Sunday, April 8, 2007
I never had friends or acquaintances in the Southern Hemisphere until I began blogging a few months ago. As I looked at Blue Mountain Easter e-cards this morning I realized that they were appropriate only for the Northern Hemisphere, where Easter is equated with spring, and is the gateway to summer.
How can one send “springtime” Easter cards to friends whose autumn has begun, and for whom Easter must be the harbinger of winter?
I learned a long time ago that the people of any country tend to feel that their nation is the center of the world – the most important place there is -- and I thought I had cured myself of that way of thinking until this morning, when I realized how limited I remain.

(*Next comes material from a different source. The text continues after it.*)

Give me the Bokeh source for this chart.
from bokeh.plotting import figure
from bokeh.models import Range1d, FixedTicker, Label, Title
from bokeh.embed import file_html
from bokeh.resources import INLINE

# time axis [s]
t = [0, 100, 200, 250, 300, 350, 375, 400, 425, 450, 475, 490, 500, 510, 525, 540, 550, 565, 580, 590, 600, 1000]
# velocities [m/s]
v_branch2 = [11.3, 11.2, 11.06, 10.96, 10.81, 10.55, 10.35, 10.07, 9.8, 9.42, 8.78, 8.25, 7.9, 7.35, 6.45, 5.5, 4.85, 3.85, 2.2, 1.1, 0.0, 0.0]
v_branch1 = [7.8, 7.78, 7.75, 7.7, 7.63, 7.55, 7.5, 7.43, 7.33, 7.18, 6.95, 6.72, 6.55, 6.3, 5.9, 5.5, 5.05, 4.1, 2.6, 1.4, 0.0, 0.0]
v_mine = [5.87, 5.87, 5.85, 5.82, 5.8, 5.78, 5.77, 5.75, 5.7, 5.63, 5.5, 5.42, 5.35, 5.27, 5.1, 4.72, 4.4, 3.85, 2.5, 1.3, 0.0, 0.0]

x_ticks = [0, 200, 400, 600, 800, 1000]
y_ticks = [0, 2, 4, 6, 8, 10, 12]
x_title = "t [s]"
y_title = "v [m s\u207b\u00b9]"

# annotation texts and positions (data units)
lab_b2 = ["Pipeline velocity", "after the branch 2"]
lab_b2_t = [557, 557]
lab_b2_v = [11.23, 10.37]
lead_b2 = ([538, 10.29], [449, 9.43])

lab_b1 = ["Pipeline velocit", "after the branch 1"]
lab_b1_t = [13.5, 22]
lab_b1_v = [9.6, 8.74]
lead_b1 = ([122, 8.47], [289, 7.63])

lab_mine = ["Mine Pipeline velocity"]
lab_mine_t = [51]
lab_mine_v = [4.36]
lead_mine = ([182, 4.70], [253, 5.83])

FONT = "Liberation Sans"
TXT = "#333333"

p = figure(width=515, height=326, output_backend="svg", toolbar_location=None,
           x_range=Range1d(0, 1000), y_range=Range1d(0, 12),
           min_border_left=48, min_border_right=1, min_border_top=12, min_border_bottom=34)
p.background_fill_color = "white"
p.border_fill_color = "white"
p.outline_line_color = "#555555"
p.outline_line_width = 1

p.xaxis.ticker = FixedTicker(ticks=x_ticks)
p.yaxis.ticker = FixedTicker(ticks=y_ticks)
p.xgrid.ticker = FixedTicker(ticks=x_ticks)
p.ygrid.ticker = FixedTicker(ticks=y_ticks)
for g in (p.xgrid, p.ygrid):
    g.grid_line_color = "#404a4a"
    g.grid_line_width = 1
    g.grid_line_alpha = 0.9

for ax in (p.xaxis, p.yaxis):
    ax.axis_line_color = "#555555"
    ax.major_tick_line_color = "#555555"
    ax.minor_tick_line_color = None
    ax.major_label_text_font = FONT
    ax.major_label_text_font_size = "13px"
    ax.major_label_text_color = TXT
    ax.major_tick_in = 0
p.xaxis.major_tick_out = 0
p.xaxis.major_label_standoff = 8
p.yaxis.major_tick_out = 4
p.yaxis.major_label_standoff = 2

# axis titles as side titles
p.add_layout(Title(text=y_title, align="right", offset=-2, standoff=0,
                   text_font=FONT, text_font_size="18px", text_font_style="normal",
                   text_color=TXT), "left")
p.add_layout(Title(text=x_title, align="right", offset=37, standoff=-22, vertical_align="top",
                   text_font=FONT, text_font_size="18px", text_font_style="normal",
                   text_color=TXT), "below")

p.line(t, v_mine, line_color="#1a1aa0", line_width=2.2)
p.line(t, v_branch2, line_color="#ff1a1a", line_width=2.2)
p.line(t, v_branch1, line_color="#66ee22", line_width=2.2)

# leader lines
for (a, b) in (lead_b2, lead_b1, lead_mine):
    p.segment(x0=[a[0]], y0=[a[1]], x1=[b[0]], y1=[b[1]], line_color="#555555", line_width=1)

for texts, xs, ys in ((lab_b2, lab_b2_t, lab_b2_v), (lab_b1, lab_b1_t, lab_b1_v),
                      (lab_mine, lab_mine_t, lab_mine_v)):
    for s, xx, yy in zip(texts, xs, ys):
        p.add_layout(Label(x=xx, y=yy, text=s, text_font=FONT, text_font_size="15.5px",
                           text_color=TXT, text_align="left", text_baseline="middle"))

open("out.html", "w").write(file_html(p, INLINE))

It just never occurred to me that Easter wasn’t always associated with springtime, with renewal, nature’s rebirth.
I would welcome any comments about concepts of Easter from people who live in the part of the world where Easter ushers in winter.
My perception of Easter’s significance has become pagan rather than Christian, and any great importance of the day in my life ended when I was about seven years old. Until then Easter was a very special occasion. My two younger brothers and I looked forward to being unleashed early on Easter morning to look for our respective Easter baskets – which might be hidden anywhere in the living room area. We had previously dyed Easter eggs different colors, and those would be found nestled in odd places. Each little boy found some kind of stuffed animal – usually a rabbit – in his basket, along with a chocolate bunny, chocolate eggs, and jelly beans, all on a soft nest of straw.
Where did Jesus fit into this? Not at all, as far as we children were concerned, until we were dressed up in our best short pants and shirts and forcibly taken off to church to squirm through prayers and a resurrection sermon, looking forward to getting back home to our stuffed animals and the fragrant, baking ham bristling with cloves.
May your Easter – if you have one – be exactly what you want it to be.